Israel is hardly the only country invited to the summit facing internal strife. India, for example, has seen serious democratic backsliding under Prime Minister Narendra Modi. Poland, too, is facing questions about its democratic strength, as are countries such as Mexico and Brazil. The United States’ own democracy has been tested in the wake of the Trump presidency.
But the tension with Israel is the one with the most direct ties to Biden’s own political future as he eyes a re-election decision and possible rematch with Trump.
Biden has long been a traditionalist on U.S.-Israel relations. He has remained close to reflexively pro-Israel advocacy organizations such as the American Israel Public Affairs Committee. He has declined to return the U.S. Embassy to Tel Aviv after Trump relocated it to Jerusalem. And he has refused to impose conditions on the billions of dollars in U.S. security assistance the United States provides to Israel.

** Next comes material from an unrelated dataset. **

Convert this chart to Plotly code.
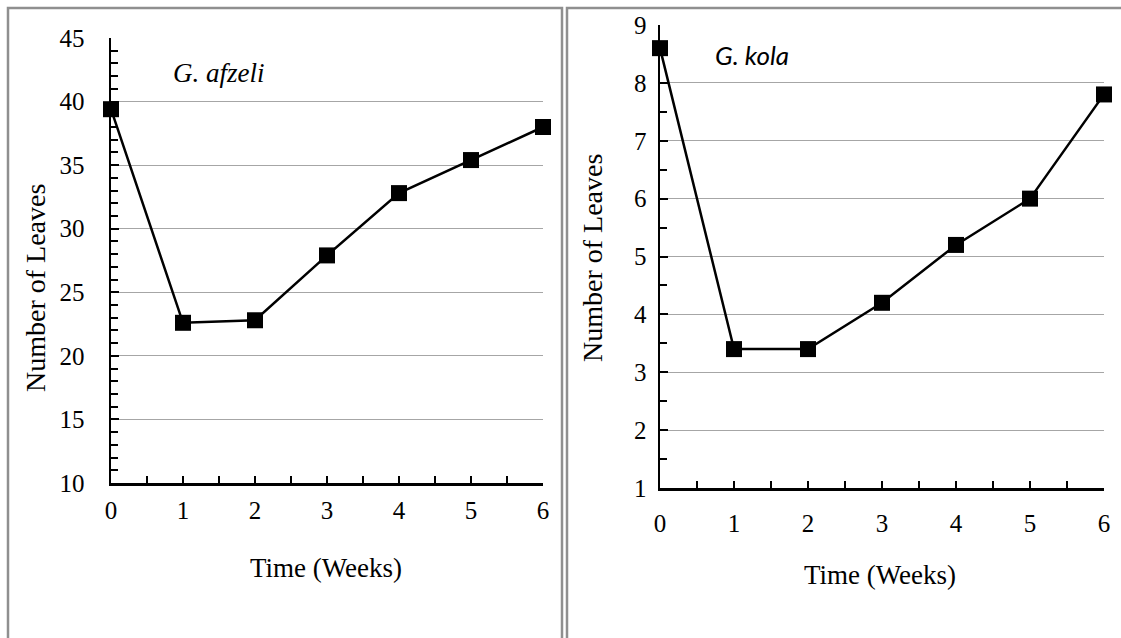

Those moves by the president — who has also received the backing of the more progressive pro-Israel advocacy group J Street — has run counter to the budding sentiment within the Democratic Party.
A growing number of liberal voices are critical of the Israeli government’s treatment of the Palestinians. And a Gallup poll released this month showed that Democrats’ sympathies in the Middle East now lie more with the Palestinians than the Israelis, 49 percent versus 38 percent
These are shifts that could prove an annoyance to Biden on the campaign trail.

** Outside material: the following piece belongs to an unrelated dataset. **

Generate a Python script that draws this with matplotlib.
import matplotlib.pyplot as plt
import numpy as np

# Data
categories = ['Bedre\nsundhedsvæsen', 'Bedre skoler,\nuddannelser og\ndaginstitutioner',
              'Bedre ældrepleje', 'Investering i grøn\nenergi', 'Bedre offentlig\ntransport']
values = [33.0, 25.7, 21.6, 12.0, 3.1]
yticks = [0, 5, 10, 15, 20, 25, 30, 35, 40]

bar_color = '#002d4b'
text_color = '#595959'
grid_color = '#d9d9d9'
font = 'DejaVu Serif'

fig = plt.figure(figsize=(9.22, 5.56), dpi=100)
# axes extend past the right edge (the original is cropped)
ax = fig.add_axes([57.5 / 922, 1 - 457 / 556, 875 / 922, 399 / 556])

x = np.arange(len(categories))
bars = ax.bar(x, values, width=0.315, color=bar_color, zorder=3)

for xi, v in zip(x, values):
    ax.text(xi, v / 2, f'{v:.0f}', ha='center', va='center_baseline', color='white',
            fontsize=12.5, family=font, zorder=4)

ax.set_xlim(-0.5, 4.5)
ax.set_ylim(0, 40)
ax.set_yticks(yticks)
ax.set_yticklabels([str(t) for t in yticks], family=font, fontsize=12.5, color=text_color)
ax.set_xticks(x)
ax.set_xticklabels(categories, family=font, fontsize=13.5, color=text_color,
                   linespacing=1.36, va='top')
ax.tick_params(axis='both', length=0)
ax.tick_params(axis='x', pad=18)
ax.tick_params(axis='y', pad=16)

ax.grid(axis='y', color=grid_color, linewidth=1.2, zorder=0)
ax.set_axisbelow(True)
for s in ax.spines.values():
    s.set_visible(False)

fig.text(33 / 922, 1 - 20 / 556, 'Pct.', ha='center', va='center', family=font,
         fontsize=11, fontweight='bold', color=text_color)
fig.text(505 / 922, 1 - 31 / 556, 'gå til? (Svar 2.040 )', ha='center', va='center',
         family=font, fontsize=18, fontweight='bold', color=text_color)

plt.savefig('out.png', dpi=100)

“At the end of the day, this issue is not a voting issue for 99.999 percent of people, right?” said Jeremy Ben-Ami, the president of J Street. “But I don’t think the majority of the Democratic Party is going to be okay if Israel takes steps that provoke tremendous outbreaks of violence and lots of people are getting hurt. I don’t think they’ll be okay as Israel undoes its judicial independence and the underpinnings of its democracy.”